[start of Available data]

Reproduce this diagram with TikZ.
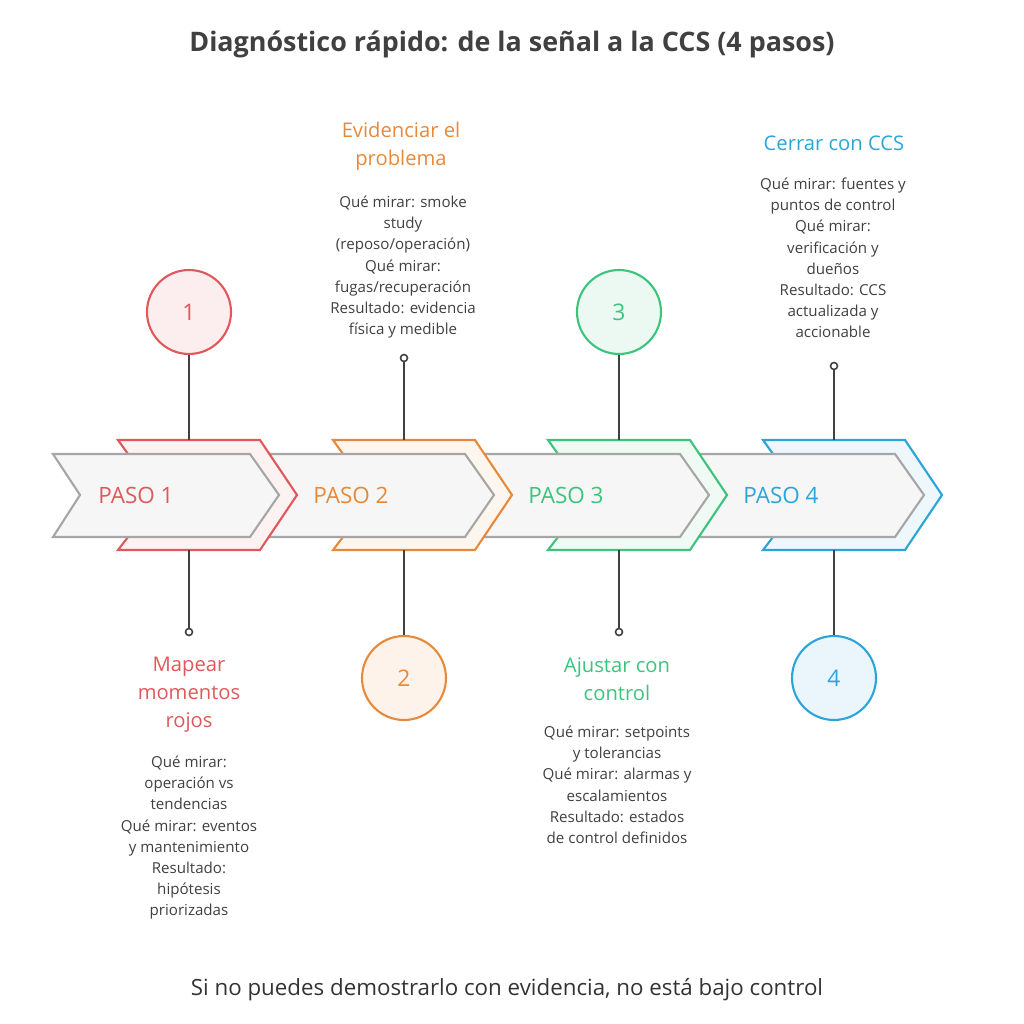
\documentclass[tikz,border=0pt]{standalone}
\usepackage{fontspec}
\setmainfont{Open Sans}
\begin{document}
\begin{tikzpicture}[x=0.02cm,y=-0.02cm,
    chev/.style={draw=gray!70, line width=1.2pt, fill=gray!7, line join=miter},
    back/.style={line width=1.2pt, line join=miter},
    num/.style={circle, draw=#1, line width=1.2pt, fill=#1!10, minimum size=1.68cm, text=#1, font=\fontsize{13}{15}\selectfont},
    tit/.style={align=center, text=#1, font=\fontsize{11.5}{16}\selectfont},
    body/.style={align=center, text=black!75, font=\fontsize{8.6}{12}\selectfont},
    paso/.style={text=#1, font=\fontsize{12.8}{15}\selectfont},
    stem/.style={draw=black!75, line width=0.9pt},
    dot/.style={circle, draw=black!75, fill=white, line width=0.9pt, inner sep=0pt, minimum size=0.14cm}]
  \definecolor{cRed}{HTML}{E0585B}
  \definecolor{cOra}{HTML}{E8893A}
  \definecolor{cGre}{HTML}{3CC47C}
  \definecolor{cBlu}{HTML}{2BA5D8}
  \useasboundingbox (0,0) rectangle (1024,1024);

  % title
  \node[font=\fontsize{15.3}{18}\selectfont\bfseries, text=black!75] (title) at (512,44) {Diagnóstico rápido: de la señal a la CCS (4 pasos)};

  % chevrons (back to front)
  \foreach \i/\c in {3/cBlu,2/cGre,1/cOra,0/cRed}{
    \pgfmathsetmacro{\dx}{215*\i}
    \begin{scope}[xshift=\dx*0.02cm]
      \draw[back, draw=\c, fill=\c!8] (118,440) -- (260,440) -- (297,495) -- (260,550) -- (118,550) -- (128,537) -- (128,454) -- cycle;
      \draw[chev] (53,454) -- (250,454) -- (279,495) -- (250,537) -- (53,537) -- (80,495) -- cycle;
    \end{scope}
  }
  \node[paso=cRed] (p1) at (136,495) {PASO 1};
  \node[paso=cOra] (p2) at (351,495) {PASO 2};
  \node[paso=cGre] (p3) at (566,495) {PASO 3};
  \node[paso=cBlu] (p4) at (781,495) {PASO 4};

  % numbers and stems
  \node[num=cRed] (n1) at (189,312) {1};
  \node[num=cOra] (n2) at (404,678) {2};
  \node[num=cGre] (n3) at (619,312) {3};
  \node[num=cBlu] (n4) at (834,678) {4};
  \coordinate (t1) at (189,440); \coordinate (b1) at (189,550);
  \coordinate (t2) at (404,440); \coordinate (b2) at (404,550);
  \coordinate (t3) at (619,440); \coordinate (b3) at (619,550);
  \coordinate (t4) at (834,440); \coordinate (b4) at (834,550);
  \node[dot] (d1) at (189,632) {};
  \node[dot] (d2) at (404,358) {};
  \node[dot] (d3) at (619,632) {};
  \node[dot] (d4) at (834,366) {};
  \draw[stem] (n1) -- (t1);
  \draw[stem] (b1) -- (d1);
  \draw[stem] (d2) -- (t2);
  \draw[stem] (b2) -- (n2);
  \draw[stem] (n3) -- (t3);
  \draw[stem] (b3) -- (d3);
  \draw[stem] (d4) -- (t4);
  \draw[stem] (b4) -- (n4);

  % texts
  \node[tit=cRed, anchor=north] (h1) at (189,651) {Mapear\\momentos\\rojos};
  \node[body, anchor=north] (x1) at (189,750) {Qué mirar:\\operación vs\\tendencias\\Qué mirar: eventos\\y mantenimiento\\Resultado:\\hipótesis\\priorizadas};
  \node[tit=cOra, anchor=north] (h2) at (401,116) {Evidenciar el\\problema};
  \node[body, anchor=north] (x2) at (403,190) {Qué mirar: smoke\\study\\(reposo/operación)\\Qué mirar:\\fugas/recuperación\\Resultado: evidencia\\física y medible};
  \node[tit=cGre, anchor=north] (h3) at (617,651) {Ajustar con\\control};
  \node[body, anchor=north] (x3) at (617,720) {Qué mirar: setpoints\\y tolerancias\\Qué mirar: alarmas y\\escalamientos\\Resultado: estados\\de control definidos};
  \node[tit=cBlu, anchor=north] (h4) at (834,130) {Cerrar con CCS};
  \node[body, anchor=north] (x4) at (833,172) {Qué mirar: fuentes y\\puntos de control\\Qué mirar:\\verificación y\\dueños\\Resultado: CCS\\actualizada y\\accionable};

  % footer
  \node[text=black!80, font=\fontsize{12.7}{15}\selectfont] (foot) at (507,990) {Si no puedes demostrarlo con evidencia, no está bajo control};
\end{tikzpicture}
\end{document}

[end of Available data]

Goal: Exactly as they appear, print the lines of the listing above from its first line through the line that contains "(p4) at (781,495)", minus the pictures.

Exercise answer:
Reproduce this diagram with TikZ.
\documentclass[tikz,border=0pt]{standalone}
\usepackage{fontspec}
\setmainfont{Open Sans}
\begin{document}
\begin{tikzpicture}[x=0.02cm,y=-0.02cm,
    chev/.style={draw=gray!70, line width=1.2pt, fill=gray!7, line join=miter},
    back/.style={line width=1.2pt, line join=miter},
    num/.style={circle, draw=#1, line width=1.2pt, fill=#1!10, minimum size=1.68cm, text=#1, font=\fontsize{13}{15}\selectfont},
    tit/.style={align=center, text=#1, font=\fontsize{11.5}{16}\selectfont},
    body/.style={align=center, text=black!75, font=\fontsize{8.6}{12}\selectfont},
    paso/.style={text=#1, font=\fontsize{12.8}{15}\selectfont},
    stem/.style={draw=black!75, line width=0.9pt},
    dot/.style={circle, draw=black!75, fill=white, line width=0.9pt, inner sep=0pt, minimum size=0.14cm}]
  \definecolor{cRed}{HTML}{E0585B}
  \definecolor{cOra}{HTML}{E8893A}
  \definecolor{cGre}{HTML}{3CC47C}
  \definecolor{cBlu}{HTML}{2BA5D8}
  \useasboundingbox (0,0) rectangle (1024,1024);

  % title
  \node[font=\fontsize{15.3}{18}\selectfont\bfseries, text=black!75] (title) at (512,44) {Diagnóstico rápido: de la señal a la CCS (4 pasos)};

  % chevrons (back to front)
  \foreach \i/\c in {3/cBlu,2/cGre,1/cOra,0/cRed}{
    \pgfmathsetmacro{\dx}{215*\i}
    \begin{scope}[xshift=\dx*0.02cm]
      \draw[back, draw=\c, fill=\c!8] (118,440) -- (260,440) -- (297,495) -- (260,550) -- (118,550) -- (128,537) -- (128,454) -- cycle;
      \draw[chev] (53,454) -- (250,454) -- (279,495) -- (250,537) -- (53,537) -- (80,495) -- cycle;
    \end{scope}
  }
  \node[paso=cRed] (p1) at (136,495) {PASO 1};
  \node[paso=cOra] (p2) at (351,495) {PASO 2};
  \node[paso=cGre] (p3) at (566,495) {PASO 3};
  \node[paso=cBlu] (p4) at (781,495) {PASO 4};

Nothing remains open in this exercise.